**Supplied material:**
□ □ □ □
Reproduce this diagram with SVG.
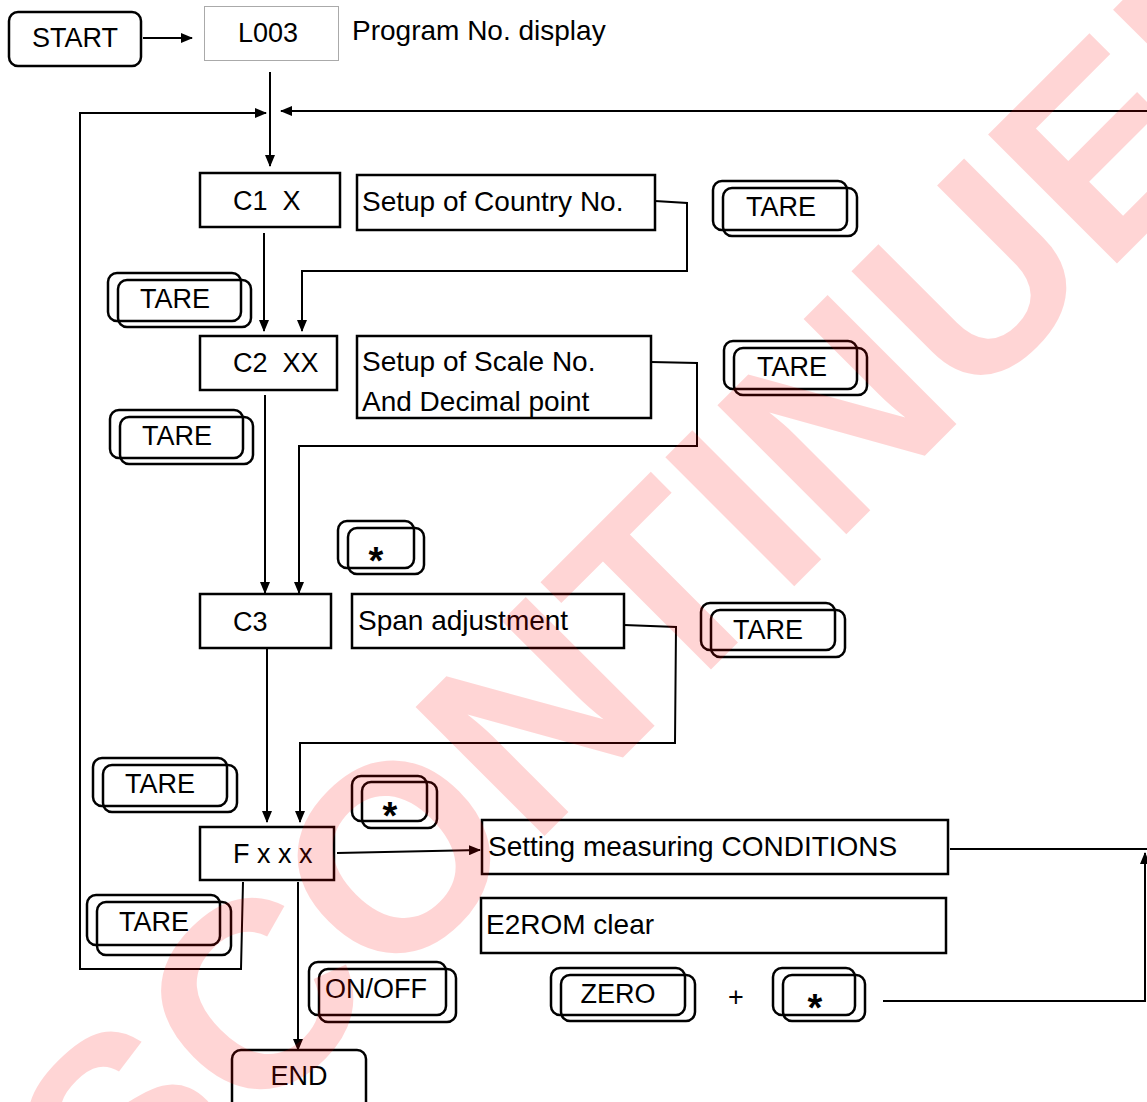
□ □ □ □
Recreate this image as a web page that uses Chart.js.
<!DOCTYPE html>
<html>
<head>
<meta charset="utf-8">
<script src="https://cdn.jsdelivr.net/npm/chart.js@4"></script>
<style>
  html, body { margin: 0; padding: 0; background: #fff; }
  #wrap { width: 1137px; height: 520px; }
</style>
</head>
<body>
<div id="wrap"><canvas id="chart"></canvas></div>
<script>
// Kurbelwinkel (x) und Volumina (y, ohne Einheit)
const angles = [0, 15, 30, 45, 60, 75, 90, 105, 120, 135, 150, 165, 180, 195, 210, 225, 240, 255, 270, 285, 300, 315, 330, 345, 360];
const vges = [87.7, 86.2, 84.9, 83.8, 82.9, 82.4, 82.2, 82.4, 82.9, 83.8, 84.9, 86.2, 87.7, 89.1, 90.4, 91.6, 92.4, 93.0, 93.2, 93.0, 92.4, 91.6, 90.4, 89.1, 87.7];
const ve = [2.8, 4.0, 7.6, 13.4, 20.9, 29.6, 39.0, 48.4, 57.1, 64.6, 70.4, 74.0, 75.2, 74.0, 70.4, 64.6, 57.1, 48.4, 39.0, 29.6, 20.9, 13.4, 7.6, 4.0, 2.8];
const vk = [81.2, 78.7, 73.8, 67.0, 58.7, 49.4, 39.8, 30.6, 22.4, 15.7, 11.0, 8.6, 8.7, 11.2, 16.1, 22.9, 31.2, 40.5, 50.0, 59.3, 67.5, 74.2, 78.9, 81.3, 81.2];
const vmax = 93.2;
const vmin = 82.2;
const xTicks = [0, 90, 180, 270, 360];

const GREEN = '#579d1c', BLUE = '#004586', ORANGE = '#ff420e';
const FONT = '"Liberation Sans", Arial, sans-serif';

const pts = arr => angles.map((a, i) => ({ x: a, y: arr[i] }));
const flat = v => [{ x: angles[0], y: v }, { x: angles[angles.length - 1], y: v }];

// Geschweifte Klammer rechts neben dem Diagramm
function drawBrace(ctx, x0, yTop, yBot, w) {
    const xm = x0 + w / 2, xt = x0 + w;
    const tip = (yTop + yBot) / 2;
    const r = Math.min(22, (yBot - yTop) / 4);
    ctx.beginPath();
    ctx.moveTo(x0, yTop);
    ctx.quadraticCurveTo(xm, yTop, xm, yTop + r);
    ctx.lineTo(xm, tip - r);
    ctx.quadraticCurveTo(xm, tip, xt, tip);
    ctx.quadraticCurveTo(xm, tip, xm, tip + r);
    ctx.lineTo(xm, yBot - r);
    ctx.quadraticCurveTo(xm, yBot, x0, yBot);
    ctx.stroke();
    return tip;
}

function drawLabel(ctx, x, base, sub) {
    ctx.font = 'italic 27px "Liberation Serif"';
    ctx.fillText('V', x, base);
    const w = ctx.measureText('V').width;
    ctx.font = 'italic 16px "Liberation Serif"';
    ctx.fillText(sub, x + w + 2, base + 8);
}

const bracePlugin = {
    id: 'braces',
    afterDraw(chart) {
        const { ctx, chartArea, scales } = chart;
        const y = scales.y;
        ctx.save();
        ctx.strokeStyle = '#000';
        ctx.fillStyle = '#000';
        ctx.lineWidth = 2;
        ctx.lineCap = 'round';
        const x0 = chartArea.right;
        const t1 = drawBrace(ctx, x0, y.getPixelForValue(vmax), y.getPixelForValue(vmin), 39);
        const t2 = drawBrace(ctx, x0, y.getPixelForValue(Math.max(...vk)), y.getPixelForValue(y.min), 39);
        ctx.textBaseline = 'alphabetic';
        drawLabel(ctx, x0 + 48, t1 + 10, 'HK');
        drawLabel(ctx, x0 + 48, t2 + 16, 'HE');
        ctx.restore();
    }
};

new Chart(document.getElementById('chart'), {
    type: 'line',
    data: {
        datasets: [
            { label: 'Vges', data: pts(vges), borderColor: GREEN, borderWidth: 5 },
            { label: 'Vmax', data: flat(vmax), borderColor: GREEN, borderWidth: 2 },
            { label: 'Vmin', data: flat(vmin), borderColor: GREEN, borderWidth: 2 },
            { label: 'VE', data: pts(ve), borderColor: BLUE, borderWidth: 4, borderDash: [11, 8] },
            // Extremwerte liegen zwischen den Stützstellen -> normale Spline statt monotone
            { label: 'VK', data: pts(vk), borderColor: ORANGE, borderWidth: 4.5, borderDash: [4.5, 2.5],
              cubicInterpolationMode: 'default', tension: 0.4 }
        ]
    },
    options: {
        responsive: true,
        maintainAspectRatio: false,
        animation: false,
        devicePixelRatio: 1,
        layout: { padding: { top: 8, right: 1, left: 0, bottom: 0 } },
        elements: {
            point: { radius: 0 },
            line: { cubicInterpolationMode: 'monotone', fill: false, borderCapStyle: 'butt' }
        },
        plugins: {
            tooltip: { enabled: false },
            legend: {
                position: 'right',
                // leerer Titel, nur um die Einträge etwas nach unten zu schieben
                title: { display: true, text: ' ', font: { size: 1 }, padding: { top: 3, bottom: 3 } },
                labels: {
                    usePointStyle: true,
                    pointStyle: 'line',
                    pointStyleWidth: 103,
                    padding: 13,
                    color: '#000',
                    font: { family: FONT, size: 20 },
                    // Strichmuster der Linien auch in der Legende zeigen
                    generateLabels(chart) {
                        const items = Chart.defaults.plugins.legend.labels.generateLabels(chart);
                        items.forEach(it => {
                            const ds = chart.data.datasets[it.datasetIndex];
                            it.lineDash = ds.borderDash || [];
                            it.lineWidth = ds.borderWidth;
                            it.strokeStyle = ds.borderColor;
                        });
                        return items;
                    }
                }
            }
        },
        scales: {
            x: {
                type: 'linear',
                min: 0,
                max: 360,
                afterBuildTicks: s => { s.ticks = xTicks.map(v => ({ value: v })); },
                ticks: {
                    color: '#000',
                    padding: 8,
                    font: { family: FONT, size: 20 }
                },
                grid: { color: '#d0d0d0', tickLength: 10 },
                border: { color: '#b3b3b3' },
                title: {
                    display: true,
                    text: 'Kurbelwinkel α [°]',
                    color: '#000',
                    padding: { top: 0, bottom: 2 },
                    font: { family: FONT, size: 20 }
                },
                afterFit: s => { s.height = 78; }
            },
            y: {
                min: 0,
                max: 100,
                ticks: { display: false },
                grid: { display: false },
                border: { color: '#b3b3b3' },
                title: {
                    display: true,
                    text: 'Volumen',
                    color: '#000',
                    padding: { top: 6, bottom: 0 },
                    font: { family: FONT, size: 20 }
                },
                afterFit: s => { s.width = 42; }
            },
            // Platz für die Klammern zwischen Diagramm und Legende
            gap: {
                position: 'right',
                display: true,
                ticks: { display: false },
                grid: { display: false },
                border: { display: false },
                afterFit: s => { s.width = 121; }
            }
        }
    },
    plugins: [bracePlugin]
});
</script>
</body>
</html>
□ □ □ □
**Aim:** Start with the line that holds "Recreate this image" and finish with the line that holds "const xTicks = [0, 90, 180, 270, 360];". Transcribe each line in between exactly, and those two as well.

**Full output:**
Recreate this image as a web page that uses Chart.js.
<!DOCTYPE html>
<html>
<head>
<meta charset="utf-8">
<script src="https://cdn.jsdelivr.net/npm/chart.js@4"></script>
<style>
  html, body { margin: 0; padding: 0; background: #fff; }
  #wrap { width: 1137px; height: 520px; }
</style>
</head>
<body>
<div id="wrap"><canvas id="chart"></canvas></div>
<script>
// Kurbelwinkel (x) und Volumina (y, ohne Einheit)
const angles = [0, 15, 30, 45, 60, 75, 90, 105, 120, 135, 150, 165, 180, 195, 210, 225, 240, 255, 270, 285, 300, 315, 330, 345, 360];
const vges = [87.7, 86.2, 84.9, 83.8, 82.9, 82.4, 82.2, 82.4, 82.9, 83.8, 84.9, 86.2, 87.7, 89.1, 90.4, 91.6, 92.4, 93.0, 93.2, 93.0, 92.4, 91.6, 90.4, 89.1, 87.7];
const ve = [2.8, 4.0, 7.6, 13.4, 20.9, 29.6, 39.0, 48.4, 57.1, 64.6, 70.4, 74.0, 75.2, 74.0, 70.4, 64.6, 57.1, 48.4, 39.0, 29.6, 20.9, 13.4, 7.6, 4.0, 2.8];
const vk = [81.2, 78.7, 73.8, 67.0, 58.7, 49.4, 39.8, 30.6, 22.4, 15.7, 11.0, 8.6, 8.7, 11.2, 16.1, 22.9, 31.2, 40.5, 50.0, 59.3, 67.5, 74.2, 78.9, 81.3, 81.2];
const vmax = 93.2;
const vmin = 82.2;
const xTicks = [0, 90, 180, 270, 360];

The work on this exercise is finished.